使用递归函数反转结构化数组

Question

So i got this struct

typedef struct Sarray{
  int *items;
  int size;
}Tarray;

Considering an array like [1][2][3][4][5]

i built a function like this

void ArrayReverse (Tarray *a){
    int tmp,i;
    if (a->size<=1)
        return;
    tmp=(a->items[0]);
    (a->items[0])=(a->items[a->size]);
    (a->items[a->size])=tmp;
    a->size=a->size-1;

    ArrayReverse(a+1);
}

The result is weird

0 2 3 4 5

The idea was to give the next address (a+1) so the a->items[0] would have been 2 in the second cycle. What's wrong how could i implement it ?

Answer 1

In these statements

(a->items[0])=(a->items[a->size]);
(a->items[a->size])=tmp;

you access memory beyond the allocated array because the valid upper index is a->size - 1 .
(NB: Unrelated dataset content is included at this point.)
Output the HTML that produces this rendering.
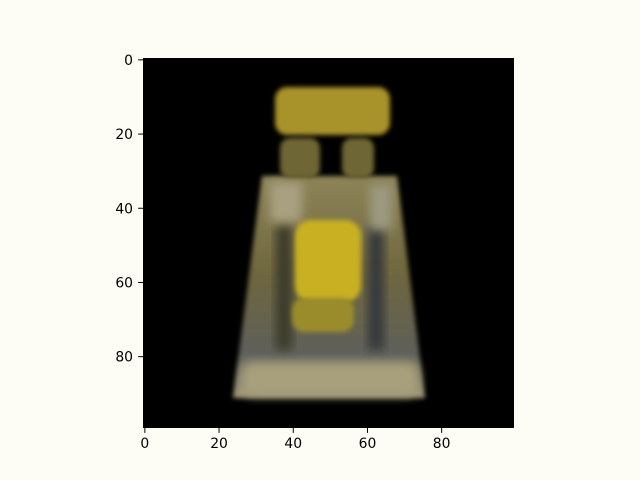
<!DOCTYPE html>
<html><head><meta charset="utf-8"><style>
body{margin:0;background:#fdfdf6;}
svg{display:block;font-family:"DejaVu Sans","Liberation Sans",sans-serif;}
</style></head><body>
<svg width="640" height="480">
<defs>
<filter id="b" x="-30%" y="-30%" width="160%" height="160%"><feGaussianBlur stdDeviation="5"/></filter>
<filter id="b2" x="-20%" y="-20%" width="140%" height="140%"><feGaussianBlur stdDeviation="2.5"/></filter>
<linearGradient id="body" x1="0" y1="0" x2="0" y2="1">
<stop offset="0" stop-color="#8e8458"/><stop offset="0.45" stop-color="#6e663e"/><stop offset="0.8" stop-color="#5e605a"/><stop offset="1" stop-color="#a09878"/>
</linearGradient>
</defs>
<rect x="0" y="0" width="640" height="480" fill="#fdfdf6"/>
<g>
<rect x="143" y="58" width="371" height="370" fill="#000"/>
<clipPath id="c"><rect x="143" y="58" width="371" height="370"/></clipPath>
<g clip-path="url(#c)">
<polygon points="262,176 397,176 425,398 233,398" fill="url(#body)" filter="url(#b2)"/>
<rect x="276" y="225" width="16" height="125" fill="#3a3a2c" filter="url(#b)"/>
<rect x="368" y="225" width="16" height="125" fill="#34383a" filter="url(#b)"/>
<rect x="270" y="182" width="32" height="40" fill="#a8a080" filter="url(#b)"/>
<rect x="370" y="185" width="22" height="45" fill="#9c9a80" filter="url(#b)"/>
<rect x="242" y="362" width="176" height="34" rx="10" fill="#a8a07c" filter="url(#b)"/>
<rect x="295" y="220" width="66" height="82" rx="16" fill="#c8b024" filter="url(#b2)"/>
<rect x="292" y="298" width="62" height="34" rx="12" fill="#9a8c2c" filter="url(#b2)"/>
<rect x="280" y="138" width="40" height="40" rx="10" fill="#6e6636" filter="url(#b2)"/>
<rect x="342" y="138" width="32" height="40" rx="10" fill="#6e6636" filter="url(#b2)"/>
<rect x="275" y="87" width="115" height="48" rx="12" fill="#a8922c" filter="url(#b2)"/>
</g>
</g>
<g font-size="13.9" fill="#000" text-anchor="middle" id="xa"></g>
<g font-size="13.9" fill="#000" text-anchor="end" id="ya"></g>
</svg>
<script>
const xTicks=[0,20,40,60,80];
const yTicks=[0,20,40,60,80];
const x0=143,y0=58,s=3.71;
const ns="http://www.w3.org/2000/svg";
const xa=document.getElementById('xa'),ya=document.getElementById('ya');
xTicks.forEach(v=>{const px=x0+(v+0.5)*s;
const l=document.createElementNS(ns,'line');


l.setAttribute('x1',px);l.setAttribute('x2',px);l.setAttribute('y1',428);l.setAttribute('y2',432.9);l.setAttribute('stroke','#000');xa.appendChild(l);
const t=document.createElementNS(ns,'text');


t.setAttribute('x',px);t.setAttribute('y',448);t.textContent=v;xa.appendChild(t);});
yTicks.forEach(v=>{const py=y0+(v+0.5)*s;
const l=document.createElementNS(ns,'line');


l.setAttribute('x1',138.1);l.setAttribute('x2',143);l.setAttribute('y1',py);l.setAttribute('y2',py);l.setAttribute('stroke','#000');ya.appendChild(l);
const t=document.createElementNS(ns,'text');


t.setAttribute('x',133);t.setAttribute('y',py+5);t.textContent=v;ya.appendChild(t);});
</script>
</body></html>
Instead of decreasing the data member size by one

a->size=a->size-1;

you have to decrease it by two.

a->size=a->size-2;

Moreover the function changes the values of data members size and items of the original object passed as an argument. So after exiting the function the state of the original object will be changed.

And this expression

a+1

does not make sense because you passed to the function a pointer to a single object of the type Tarray .

The function can look the following way as it is shown in the demonstrative program below.

#include <stdio.h>
#include <stdlib.h>

typedef struct Sarray
{
    int *items;
    size_t size;
} Tarray;

void ArrayReverse ( Tarray *t )
{
    if ( ! ( t->size < 2 ) )
    {
        int tmp = t->items[0];
        t->items[0] = t->items[t->size - 1];
        t->items[t->size - 1] = tmp;

        t->size -= 2;
        ++t->items;

        ArrayReverse( t );

        t->size += 2;
        --t->items;
    }
}

int main(void) 
{
    Tarray t = { 0 };
    size_t n = 5;

    t.items = malloc( n * sizeof( int ) );

    if ( t.items != NULL ) t.size = n;

    for ( size_t i = 0; i < t.size; i++ )
    {
        t.items[i] = ( int )( i + 1 );
    }

    ArrayReverse( &t );

    for ( size_t i = 0; i < t.size; i++ )
    {
        printf( "%d ", t.items[i] );
    }

    putchar( '\n' );

    free( t.items );

    return 0;
}

The program output is

5 4 3 2 1

Answer 2

The new version of the code is this one.

void ArrayReverse (Tarray *a,int i){
int tmp;
if(a->size <= a->lenght/2)
    return;
tmp=a->items[i];
a->items[i]=a->items[a->size-1];
a->items[a->size-1]=tmp;
a->size=a->size-1;
i++;
ArrayReverse(a,i);}

I changed the prototype of the function with the counter i.